* _Task_:
The listing below is the input. Say how many of its lines contain "that", giving the number alone.

^^^^^^^^^^^^^^^^

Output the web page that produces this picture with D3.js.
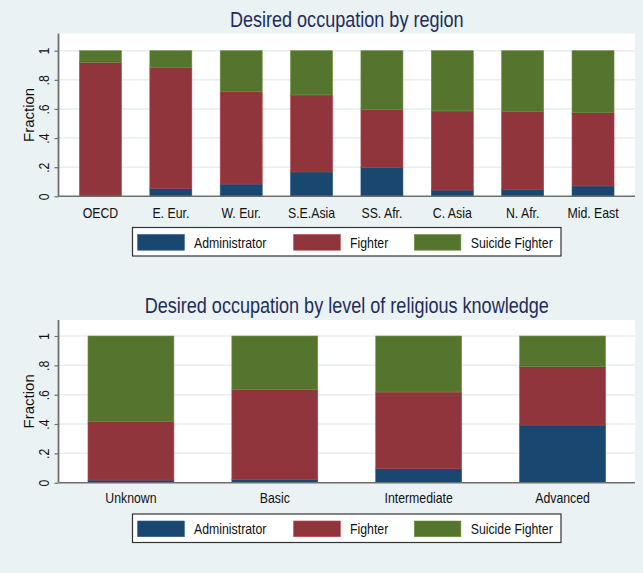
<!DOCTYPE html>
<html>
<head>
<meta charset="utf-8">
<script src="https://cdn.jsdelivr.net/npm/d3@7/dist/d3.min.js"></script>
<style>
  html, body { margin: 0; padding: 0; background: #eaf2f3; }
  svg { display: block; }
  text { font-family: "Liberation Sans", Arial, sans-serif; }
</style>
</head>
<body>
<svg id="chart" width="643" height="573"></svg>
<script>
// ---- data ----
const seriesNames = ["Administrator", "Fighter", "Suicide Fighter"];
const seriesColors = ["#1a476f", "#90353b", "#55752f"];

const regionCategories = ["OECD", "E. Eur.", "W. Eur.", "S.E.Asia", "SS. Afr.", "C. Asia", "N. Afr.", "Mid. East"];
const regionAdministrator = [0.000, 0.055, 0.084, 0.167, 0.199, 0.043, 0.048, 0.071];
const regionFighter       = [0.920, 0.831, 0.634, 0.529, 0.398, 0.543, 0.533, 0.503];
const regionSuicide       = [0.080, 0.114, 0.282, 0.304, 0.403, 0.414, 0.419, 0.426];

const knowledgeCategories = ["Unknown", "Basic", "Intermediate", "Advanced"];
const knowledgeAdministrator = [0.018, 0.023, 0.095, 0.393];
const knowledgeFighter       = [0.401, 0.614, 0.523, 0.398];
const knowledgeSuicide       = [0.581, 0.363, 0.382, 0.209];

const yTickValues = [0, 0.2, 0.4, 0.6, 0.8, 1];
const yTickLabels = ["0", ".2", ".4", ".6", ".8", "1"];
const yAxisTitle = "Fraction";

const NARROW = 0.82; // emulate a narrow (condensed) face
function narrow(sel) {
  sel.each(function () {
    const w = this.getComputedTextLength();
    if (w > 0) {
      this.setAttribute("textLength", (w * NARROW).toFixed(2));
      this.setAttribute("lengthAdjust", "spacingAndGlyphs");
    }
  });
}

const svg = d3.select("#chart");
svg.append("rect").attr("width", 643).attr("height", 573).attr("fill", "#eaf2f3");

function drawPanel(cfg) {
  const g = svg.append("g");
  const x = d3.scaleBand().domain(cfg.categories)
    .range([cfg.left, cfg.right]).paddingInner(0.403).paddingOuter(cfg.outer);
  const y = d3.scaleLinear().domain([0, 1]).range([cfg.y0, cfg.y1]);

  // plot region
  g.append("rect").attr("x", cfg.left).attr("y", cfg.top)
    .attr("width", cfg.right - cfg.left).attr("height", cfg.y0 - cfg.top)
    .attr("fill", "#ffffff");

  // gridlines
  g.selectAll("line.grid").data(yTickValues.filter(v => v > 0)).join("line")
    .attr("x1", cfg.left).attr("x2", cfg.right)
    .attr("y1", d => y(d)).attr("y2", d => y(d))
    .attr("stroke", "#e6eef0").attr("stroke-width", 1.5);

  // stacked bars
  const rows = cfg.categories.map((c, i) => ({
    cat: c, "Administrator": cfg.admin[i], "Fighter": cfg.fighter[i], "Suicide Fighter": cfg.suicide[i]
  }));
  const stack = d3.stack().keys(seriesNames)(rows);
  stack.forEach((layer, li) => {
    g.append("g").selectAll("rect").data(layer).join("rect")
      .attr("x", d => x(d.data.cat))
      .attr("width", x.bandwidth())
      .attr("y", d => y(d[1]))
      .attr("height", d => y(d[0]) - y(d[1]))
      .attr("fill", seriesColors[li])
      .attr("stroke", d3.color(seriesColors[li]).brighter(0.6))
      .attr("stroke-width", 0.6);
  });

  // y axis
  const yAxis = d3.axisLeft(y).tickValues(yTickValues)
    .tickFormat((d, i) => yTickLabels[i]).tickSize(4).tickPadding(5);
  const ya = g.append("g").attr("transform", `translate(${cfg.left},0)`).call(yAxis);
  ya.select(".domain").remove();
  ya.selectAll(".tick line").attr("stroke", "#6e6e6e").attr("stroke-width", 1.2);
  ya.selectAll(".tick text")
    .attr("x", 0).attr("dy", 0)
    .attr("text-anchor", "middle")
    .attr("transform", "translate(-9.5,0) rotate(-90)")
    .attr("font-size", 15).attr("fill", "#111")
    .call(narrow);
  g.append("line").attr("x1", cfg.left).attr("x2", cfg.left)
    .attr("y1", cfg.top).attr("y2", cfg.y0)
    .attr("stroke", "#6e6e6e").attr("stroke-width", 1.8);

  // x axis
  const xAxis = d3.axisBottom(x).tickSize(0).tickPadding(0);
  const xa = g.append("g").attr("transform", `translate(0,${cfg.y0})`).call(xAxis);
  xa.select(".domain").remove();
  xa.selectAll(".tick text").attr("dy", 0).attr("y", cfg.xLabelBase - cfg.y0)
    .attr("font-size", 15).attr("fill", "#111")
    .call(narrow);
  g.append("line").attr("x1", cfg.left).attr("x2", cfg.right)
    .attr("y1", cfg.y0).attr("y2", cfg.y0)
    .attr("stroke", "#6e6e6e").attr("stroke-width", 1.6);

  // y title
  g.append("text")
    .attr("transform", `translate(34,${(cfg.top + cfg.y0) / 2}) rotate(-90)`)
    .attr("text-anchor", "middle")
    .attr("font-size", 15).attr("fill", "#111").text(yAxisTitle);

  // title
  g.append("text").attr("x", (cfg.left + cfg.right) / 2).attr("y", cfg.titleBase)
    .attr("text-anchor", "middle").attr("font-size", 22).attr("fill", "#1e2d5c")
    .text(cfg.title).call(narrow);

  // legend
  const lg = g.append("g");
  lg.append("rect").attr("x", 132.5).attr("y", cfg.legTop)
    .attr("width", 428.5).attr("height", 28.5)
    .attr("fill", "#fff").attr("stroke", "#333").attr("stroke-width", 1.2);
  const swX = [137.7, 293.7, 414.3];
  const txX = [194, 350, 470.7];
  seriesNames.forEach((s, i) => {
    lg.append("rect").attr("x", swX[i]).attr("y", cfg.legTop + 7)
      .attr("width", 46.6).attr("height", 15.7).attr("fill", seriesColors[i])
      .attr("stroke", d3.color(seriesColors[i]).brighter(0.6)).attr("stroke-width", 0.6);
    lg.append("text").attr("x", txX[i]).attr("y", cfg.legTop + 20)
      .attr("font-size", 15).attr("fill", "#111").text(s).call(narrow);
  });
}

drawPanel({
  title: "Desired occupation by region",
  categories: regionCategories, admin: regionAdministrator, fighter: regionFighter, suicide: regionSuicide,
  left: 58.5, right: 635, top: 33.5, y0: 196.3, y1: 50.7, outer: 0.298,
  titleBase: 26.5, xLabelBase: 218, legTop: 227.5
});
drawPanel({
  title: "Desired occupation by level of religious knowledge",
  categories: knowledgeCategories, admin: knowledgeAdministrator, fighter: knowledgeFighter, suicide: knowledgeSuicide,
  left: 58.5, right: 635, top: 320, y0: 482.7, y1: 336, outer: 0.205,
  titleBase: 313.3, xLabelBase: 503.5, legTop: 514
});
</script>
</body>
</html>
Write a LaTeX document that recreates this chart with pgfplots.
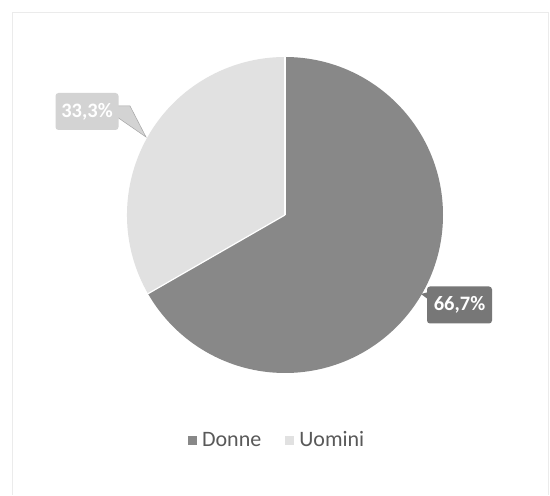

^^^^^^^^^^^^^^^^

* _Solution to the problem_:
2